Saturday, October 13, 2012

I wonder

Have you ever been in a situation where you feel as if something is not right, but you force yourself to think that it's really just your paranoia speaking. Yet in the end, it turns out you were right in the first place. I really hate being in such situations because it's like I've convinced myself to stop thinking about it, but the next moment it comes back to me, even worse than before. I've got a very sensitive receptor (??) to conflict and anger. Just a little or minute change in a person's attitude and I'd be able to detect if he/she is angry at yours truly. And I don't know if this is a good thing or a bad thing. It might be better to just feign ignorance and live in bliss (at least until an outburst occurs, if it does occur).

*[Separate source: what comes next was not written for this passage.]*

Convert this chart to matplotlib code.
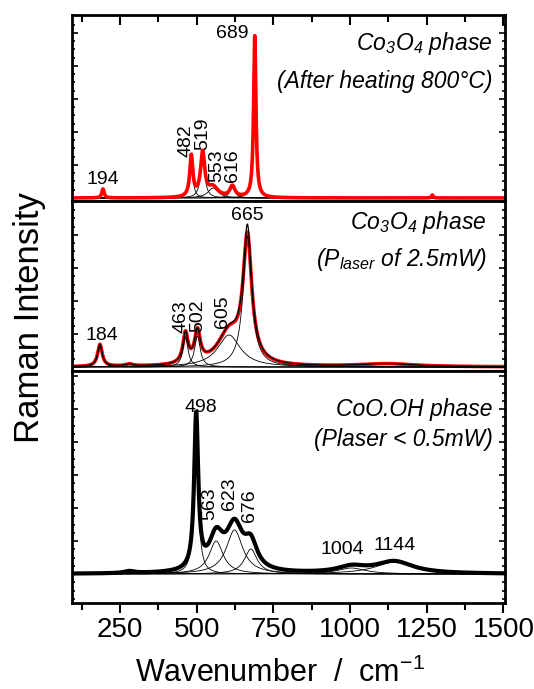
import numpy as np
import matplotlib
matplotlib.use("Agg")
import matplotlib.pyplot as plt
from matplotlib.ticker import MultipleLocator, NullFormatter, FixedLocator

plt.rcParams['font.family'] = ['Liberation Sans', 'DejaVu Sans']
plt.rcParams['mathtext.default'] = 'regular'

# ---- spectral data: fitted bands (centre cm-1, height a.u., FWHM cm-1) ----
# Co3O4 after heating to 800 C
top_centers = [482, 519, 553, 616, 689]
top_heights = [41, 44, 10, 11, 162]
top_fwhm = [12, 16, 40, 20, 9]
top_extra_centers = [194, 1268]
top_extra_heights = [9, 3]
top_extra_fwhm = [9, 6]

# Co3O4 at P_laser = 2.5 mW
mid_centers = [184, 463, 502, 605, 665]
mid_fit_heights = [22, 30, 31, 32, 131]
mid_data_heights = [22, 30, 31, 32, 123]
mid_fwhm = [18, 20, 22, 90, 34]
mid_extra_centers = [280, 1120]
mid_extra_heights = [2, 3]
mid_extra_fwhm = [30, 220]

# CoO.OH at P_laser < 0.5 mW
bot_centers = [498, 563, 623, 676, 1004, 1144]
bot_heights = [154, 33, 44, 25, 6, 12]
bot_fwhm = [16, 55, 65, 50, 110, 150]
bot_extra_centers = [280]
bot_extra_heights = [2]
bot_extra_fwhm = [40]

x_ticks = [250, 500, 750, 1000, 1250, 1500]

wn = np.linspace(93, 1505, 2000)


def lorentz(x, c, h, w):
    return h / (1.0 + ((x - c) / (w / 2.0)) ** 2)


def bands(centers, heights, fwhm):
    return [lorentz(wn, c, h, w) for c, h, w in zip(centers, heights, fwhm)]


fig = plt.figure(figsize=(5.34, 6.89), dpi=100)
W, H = 534, 689
left, right = 72 / W, 505 / W


def panel(top_px, bottom_px):
    return fig.add_axes([left, 1 - bottom_px / H, right - left, (bottom_px - top_px) / H])


ax_top = panel(15, 201)
ax_mid = panel(201, 371)
ax_bot = panel(371, 603)

for ax in (ax_top, ax_mid, ax_bot):
    ax.set_xlim(93, 1505)
    for s in ax.spines.values():
        s.set_linewidth(2.0)
    ax.yaxis.set_major_locator(MultipleLocator(33))
    ax.yaxis.set_minor_locator(MultipleLocator(8.25))
    ax.yaxis.set_major_formatter(NullFormatter())
    ax.tick_params(axis='y', which='both', left=True, right=True, direction='in',
                   labelleft=False, width=1.2)
    ax.tick_params(axis='y', which='major', length=4)
    ax.tick_params(axis='y', which='minor', length=2)
    ax.xaxis.set_major_locator(FixedLocator(x_ticks))
    ax.xaxis.set_minor_locator(MultipleLocator(125))
    ax.tick_params(axis='x', which='both', bottom=False, top=False,
                   labelbottom=False, width=1.5)

# top panel: x ticks pointing inward along the upper edge
ax_top.tick_params(axis='x', which='both', top=True, direction='in')
ax_top.tick_params(axis='x', which='major', length=7)
ax_top.tick_params(axis='x', which='minor', length=5)
# bottom panel: labelled x axis, ticks outward
ax_bot.tick_params(axis='x', which='both', bottom=True, direction='out',
                   labelbottom=True, labelsize=20, pad=3)
ax_bot.tick_params(axis='x', which='major', length=7)
ax_bot.tick_params(axis='x', which='minor', length=5)

lw_comp = 0.6
label_fs = 14
phase_fs = 16.5

# ---- top panel ----
ax_top.set_ylim(-3, 183)
comps = bands(top_centers, top_heights, top_fwhm)
extra = bands(top_extra_centers, top_extra_heights, top_extra_fwhm)
for c in comps:
    ax_top.plot(wn, c, color='black', lw=lw_comp)
ax_top.plot(wn, np.sum(comps, axis=0) + np.sum(extra, axis=0), color='red', lw=2.6)

ax_top.text(615, 165, str(top_centers[4]), fontsize=label_fs, ha='center', va='center')
ax_top.text(194, 18, str(top_extra_centers[0]), fontsize=label_fs, ha='center', va='center')
for c, xl, yl in zip(top_centers[:4], [466, 520, 566, 618], [41, 48, 16, 16]):
    ax_top.text(xl, yl, str(c), fontsize=label_fs, rotation=90, ha='center', va='bottom')
ax_top.text(0.972, 0.849, 'Co$_3$O$_4$ phase', transform=ax_top.transAxes,
            fontsize=phase_fs, style='italic', ha='right', va='center')
ax_top.text(0.972, 0.64, '(After heating 800°C)', transform=ax_top.transAxes,
            fontsize=phase_fs, style='italic', ha='right', va='center')

# ---- middle panel ----
ax_mid.set_ylim(-4, 166)
comps = bands(mid_centers, mid_fit_heights, mid_fwhm)
extra = bands(mid_extra_centers, mid_extra_heights, mid_extra_fwhm)
data = bands(mid_centers, mid_data_heights, mid_fwhm)
ax_mid.plot(wn, np.sum(data, axis=0) + np.sum(extra, axis=0), color='red', lw=2.6)
for c in comps:
    ax_mid.plot(wn, c, color='black', lw=lw_comp)
ax_mid.plot(wn, np.sum(comps, axis=0) + np.sum(extra, axis=0), color='black', lw=0.9)

ax_mid.text(664, 152, str(mid_centers[4]), fontsize=label_fs, ha='center', va='center')
ax_mid.text(191, 32, str(mid_centers[0]), fontsize=label_fs, ha='center', va='center')
for c, xl, yl in zip(mid_centers[1:4], [450, 503, 585], [34, 35, 39]):
    ax_mid.text(xl, yl, str(c), fontsize=label_fs, rotation=90, ha='center', va='bottom')
ax_mid.text(0.958, 0.876, 'Co$_3$O$_4$ phase', transform=ax_mid.transAxes,
            fontsize=phase_fs, style='italic', ha='right', va='center')
ax_mid.text(0.958, 0.653, '(P$_{laser}$ of 2.5mW)', transform=ax_mid.transAxes,
            fontsize=phase_fs, style='italic', ha='right', va='center')

# ---- bottom panel ----
ax_bot.set_ylim(-29, 203)
comps = bands(bot_centers, bot_heights, bot_fwhm)
extra = bands(bot_extra_centers, bot_extra_heights, bot_extra_fwhm)
for c in comps:
    ax_bot.plot(wn, c, color='black', lw=lw_comp)
ax_bot.plot(wn, np.sum(comps, axis=0) + np.sum(extra, axis=0), color='black', lw=3.0)

ax_bot.text(514, 167, str(bot_centers[0]), fontsize=label_fs, ha='center', va='center')
for c, xl, yl in zip(bot_centers[1:4], [543, 608, 673], [54, 64, 52]):
    ax_bot.text(xl, yl, str(c), fontsize=label_fs, rotation=90, ha='center', va='bottom')
ax_bot.text(975, 24, str(bot_centers[4]), fontsize=label_fs, ha='center', va='center')
ax_bot.text(1145, 29, str(bot_centers[5]), fontsize=label_fs, ha='center', va='center')
ax_bot.text(0.972, 0.832, 'CoO.OH phase', transform=ax_bot.transAxes,
            fontsize=phase_fs, style='italic', ha='right', va='center')
ax_bot.text(0.972, 0.703, '(Plaser < 0.5mW)', transform=ax_bot.transAxes,
            fontsize=phase_fs, style='italic', ha='right', va='center')

fig.text(30 / W, 1 - 318 / H, 'Raman Intensity', rotation=90, fontsize=25,
         ha='center', va='center')
fig.text(280 / W, 1 - 673 / H, 'Wavenumber  /  cm$^{-1}$', fontsize=22,
         ha='center', va='center')

fig.savefig('out.png', dpi=100)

And I end up trying very hard to recall what I have done wrong the whole day to warrant such a silent treatment. Right now I'm feeling so isolated in my own home. Not truly alone physically, but so alone in actual fact. I think of all methods of anger expression, silent treatment hurts the most and is the most ridiculous of all. And you know my ability to scrutinise and recall the whole day's happenings to guess what I did wrong. The problem would be solved so easily if I did something really major to piss someone off. But right now, after thinking for 3 hours I still can't figure it out. I mean if you want to get angry at me you've got to tell me the reason. How would you react if I did the same back to you? Which I did x years ago to which you never noticed.

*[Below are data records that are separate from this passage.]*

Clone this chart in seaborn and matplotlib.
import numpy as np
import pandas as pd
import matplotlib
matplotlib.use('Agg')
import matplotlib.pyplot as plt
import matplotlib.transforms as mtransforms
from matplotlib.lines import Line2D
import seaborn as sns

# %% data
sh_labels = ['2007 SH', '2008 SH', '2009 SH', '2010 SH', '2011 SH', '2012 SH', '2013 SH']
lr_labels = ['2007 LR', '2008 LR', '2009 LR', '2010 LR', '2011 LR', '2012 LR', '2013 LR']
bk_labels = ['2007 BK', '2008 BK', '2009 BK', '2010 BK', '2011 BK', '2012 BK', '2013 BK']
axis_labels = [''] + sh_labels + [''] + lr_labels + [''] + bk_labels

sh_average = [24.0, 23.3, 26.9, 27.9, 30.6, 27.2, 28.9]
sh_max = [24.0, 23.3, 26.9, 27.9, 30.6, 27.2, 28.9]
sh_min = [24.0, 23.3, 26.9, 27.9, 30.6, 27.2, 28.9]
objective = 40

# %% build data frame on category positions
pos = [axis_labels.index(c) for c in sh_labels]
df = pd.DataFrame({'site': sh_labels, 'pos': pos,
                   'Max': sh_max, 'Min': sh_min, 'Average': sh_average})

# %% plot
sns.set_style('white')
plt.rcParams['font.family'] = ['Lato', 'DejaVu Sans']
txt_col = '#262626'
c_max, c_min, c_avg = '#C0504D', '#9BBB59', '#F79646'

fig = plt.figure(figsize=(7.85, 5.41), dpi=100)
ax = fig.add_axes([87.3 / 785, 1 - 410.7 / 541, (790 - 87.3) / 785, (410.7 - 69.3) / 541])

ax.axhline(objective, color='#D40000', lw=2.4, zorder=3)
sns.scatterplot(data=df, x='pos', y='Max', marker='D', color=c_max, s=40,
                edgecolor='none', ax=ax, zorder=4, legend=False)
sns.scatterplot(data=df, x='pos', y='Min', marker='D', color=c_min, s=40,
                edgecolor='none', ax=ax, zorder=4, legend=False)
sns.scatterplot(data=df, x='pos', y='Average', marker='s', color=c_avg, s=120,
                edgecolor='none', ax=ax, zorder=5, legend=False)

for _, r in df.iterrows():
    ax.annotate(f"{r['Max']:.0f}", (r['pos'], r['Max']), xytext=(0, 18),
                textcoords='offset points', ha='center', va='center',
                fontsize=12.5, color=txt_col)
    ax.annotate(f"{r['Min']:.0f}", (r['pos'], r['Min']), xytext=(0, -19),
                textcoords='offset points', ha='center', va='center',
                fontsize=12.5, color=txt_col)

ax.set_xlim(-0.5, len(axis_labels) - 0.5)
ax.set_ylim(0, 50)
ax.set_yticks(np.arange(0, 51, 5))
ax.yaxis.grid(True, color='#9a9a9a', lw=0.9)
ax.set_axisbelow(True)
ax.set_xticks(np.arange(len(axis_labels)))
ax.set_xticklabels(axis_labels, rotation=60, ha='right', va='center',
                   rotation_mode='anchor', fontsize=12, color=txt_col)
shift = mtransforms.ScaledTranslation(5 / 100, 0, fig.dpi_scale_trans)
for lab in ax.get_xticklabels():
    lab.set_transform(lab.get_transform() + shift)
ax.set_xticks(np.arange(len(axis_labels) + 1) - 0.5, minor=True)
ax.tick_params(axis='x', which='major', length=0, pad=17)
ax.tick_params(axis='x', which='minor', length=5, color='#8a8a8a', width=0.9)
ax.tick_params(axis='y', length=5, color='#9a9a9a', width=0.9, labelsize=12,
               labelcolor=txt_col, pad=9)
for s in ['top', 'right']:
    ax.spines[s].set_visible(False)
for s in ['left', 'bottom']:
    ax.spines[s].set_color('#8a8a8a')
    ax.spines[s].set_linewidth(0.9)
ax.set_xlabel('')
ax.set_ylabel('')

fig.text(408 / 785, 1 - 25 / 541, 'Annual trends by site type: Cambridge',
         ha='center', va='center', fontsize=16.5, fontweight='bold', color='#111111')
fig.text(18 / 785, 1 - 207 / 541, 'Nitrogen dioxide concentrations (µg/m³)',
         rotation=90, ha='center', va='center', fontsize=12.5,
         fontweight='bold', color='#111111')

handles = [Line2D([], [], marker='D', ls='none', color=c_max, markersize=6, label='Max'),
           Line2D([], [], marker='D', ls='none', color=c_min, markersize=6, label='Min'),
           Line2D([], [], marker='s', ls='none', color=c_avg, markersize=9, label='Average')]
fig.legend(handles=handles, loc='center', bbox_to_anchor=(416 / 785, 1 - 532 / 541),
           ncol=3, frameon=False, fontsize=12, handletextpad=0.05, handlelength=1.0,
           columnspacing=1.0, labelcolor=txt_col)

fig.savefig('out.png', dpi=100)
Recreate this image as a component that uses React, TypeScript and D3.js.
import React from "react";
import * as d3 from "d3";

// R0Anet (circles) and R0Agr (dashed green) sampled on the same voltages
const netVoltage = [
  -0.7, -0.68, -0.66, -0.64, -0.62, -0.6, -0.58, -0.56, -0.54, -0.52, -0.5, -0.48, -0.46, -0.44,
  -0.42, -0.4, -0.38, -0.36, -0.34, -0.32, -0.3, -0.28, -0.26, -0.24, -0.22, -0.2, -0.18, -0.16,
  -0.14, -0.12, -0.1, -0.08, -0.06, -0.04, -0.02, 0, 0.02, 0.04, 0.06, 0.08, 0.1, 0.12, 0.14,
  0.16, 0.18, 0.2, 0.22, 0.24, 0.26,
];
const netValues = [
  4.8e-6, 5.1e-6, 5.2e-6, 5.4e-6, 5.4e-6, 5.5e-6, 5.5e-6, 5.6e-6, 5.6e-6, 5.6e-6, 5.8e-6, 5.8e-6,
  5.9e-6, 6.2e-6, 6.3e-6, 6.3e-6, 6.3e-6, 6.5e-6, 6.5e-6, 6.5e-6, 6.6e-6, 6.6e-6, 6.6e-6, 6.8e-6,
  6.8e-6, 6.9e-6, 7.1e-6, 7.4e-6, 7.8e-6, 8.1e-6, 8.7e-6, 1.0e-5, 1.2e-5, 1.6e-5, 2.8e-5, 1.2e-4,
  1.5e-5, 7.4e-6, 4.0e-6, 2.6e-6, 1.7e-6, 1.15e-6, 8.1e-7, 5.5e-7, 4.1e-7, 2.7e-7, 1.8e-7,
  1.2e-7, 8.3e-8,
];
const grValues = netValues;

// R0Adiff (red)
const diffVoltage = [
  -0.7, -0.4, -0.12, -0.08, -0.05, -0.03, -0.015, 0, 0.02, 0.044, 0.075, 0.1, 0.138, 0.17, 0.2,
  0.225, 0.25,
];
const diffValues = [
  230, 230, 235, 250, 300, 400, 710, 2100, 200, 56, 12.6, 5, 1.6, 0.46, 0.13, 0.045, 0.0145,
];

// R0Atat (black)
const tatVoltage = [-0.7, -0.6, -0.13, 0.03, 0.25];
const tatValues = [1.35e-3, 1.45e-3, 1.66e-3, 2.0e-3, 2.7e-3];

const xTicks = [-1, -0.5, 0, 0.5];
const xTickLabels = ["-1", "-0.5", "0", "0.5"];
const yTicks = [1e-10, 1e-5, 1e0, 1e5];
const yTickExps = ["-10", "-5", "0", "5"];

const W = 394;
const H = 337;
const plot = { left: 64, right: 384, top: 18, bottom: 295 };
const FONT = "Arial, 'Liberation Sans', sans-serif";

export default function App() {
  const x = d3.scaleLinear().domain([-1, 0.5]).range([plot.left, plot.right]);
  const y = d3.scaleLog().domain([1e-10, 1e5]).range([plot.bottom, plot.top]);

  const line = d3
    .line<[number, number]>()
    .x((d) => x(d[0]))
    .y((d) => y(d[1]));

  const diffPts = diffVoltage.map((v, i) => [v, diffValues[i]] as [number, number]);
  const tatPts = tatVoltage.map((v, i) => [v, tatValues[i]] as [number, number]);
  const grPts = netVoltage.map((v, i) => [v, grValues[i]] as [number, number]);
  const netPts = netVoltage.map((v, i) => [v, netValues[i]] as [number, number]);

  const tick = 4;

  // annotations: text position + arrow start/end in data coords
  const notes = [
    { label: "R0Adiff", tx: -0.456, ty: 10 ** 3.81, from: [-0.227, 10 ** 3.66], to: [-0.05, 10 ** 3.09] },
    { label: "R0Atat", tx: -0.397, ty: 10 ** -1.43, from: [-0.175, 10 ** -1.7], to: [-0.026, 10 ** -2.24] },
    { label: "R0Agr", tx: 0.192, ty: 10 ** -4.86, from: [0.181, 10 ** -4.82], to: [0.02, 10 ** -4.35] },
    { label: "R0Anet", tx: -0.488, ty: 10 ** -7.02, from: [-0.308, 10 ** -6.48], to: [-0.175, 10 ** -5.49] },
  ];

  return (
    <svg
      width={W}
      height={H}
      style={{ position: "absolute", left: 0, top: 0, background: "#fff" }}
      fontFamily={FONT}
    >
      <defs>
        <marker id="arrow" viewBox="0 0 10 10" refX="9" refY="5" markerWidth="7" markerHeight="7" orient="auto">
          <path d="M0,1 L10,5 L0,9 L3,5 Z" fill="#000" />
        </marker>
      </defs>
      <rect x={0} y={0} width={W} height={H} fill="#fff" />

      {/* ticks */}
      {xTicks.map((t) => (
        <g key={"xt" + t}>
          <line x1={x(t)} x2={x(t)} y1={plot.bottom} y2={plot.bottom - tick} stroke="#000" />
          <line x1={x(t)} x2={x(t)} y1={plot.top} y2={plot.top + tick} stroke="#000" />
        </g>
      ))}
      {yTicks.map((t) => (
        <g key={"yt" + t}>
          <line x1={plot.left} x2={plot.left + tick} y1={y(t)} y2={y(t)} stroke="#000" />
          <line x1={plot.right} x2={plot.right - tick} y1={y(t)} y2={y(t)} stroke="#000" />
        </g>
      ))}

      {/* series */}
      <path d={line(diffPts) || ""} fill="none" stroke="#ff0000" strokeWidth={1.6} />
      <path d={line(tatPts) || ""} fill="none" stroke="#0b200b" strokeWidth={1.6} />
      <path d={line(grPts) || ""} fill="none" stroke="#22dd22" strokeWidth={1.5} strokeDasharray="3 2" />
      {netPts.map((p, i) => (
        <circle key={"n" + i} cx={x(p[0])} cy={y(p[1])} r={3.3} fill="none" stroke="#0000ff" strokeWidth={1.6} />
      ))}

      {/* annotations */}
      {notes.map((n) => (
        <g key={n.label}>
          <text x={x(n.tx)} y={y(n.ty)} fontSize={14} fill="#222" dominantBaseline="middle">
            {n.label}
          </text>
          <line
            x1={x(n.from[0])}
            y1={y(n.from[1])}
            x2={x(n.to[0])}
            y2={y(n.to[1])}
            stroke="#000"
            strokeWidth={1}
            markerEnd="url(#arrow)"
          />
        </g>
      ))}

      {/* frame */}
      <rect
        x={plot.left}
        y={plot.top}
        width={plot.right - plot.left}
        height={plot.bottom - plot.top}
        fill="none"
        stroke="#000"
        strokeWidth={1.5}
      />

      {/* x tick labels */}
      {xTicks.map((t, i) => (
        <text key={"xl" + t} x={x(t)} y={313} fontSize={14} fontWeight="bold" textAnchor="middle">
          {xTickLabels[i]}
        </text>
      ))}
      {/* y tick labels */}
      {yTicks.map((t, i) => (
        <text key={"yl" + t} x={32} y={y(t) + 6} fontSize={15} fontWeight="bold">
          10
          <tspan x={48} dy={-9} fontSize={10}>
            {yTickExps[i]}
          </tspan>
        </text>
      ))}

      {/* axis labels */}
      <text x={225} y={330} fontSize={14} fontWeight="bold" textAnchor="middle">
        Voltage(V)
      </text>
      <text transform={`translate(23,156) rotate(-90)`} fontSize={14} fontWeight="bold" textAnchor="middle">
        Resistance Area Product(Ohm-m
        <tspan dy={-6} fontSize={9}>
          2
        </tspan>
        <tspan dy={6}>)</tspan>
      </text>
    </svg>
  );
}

Right now I can only think of self-wallowing and self-justification incidents which is kind of like a self-defense mechanism. It's like I've done so much, not to claim credit under normal circumstances but this isn't under normal circumstances. But you probably just notice what I've not done, or done wrongly.

I hate this feeling and well, I doubt you're feeling any better. Probably better than I am, by just a little.

Enough of all these analysis that is getting me nowhere. I can only hope tomorrow will be a better day. It must be, and it will be.

Such nice weather to snuggle up in bed with a book and that's what I'm going to do with Freakonomics, which is quite a mind-boggling read compared to the fiction I usually fancy.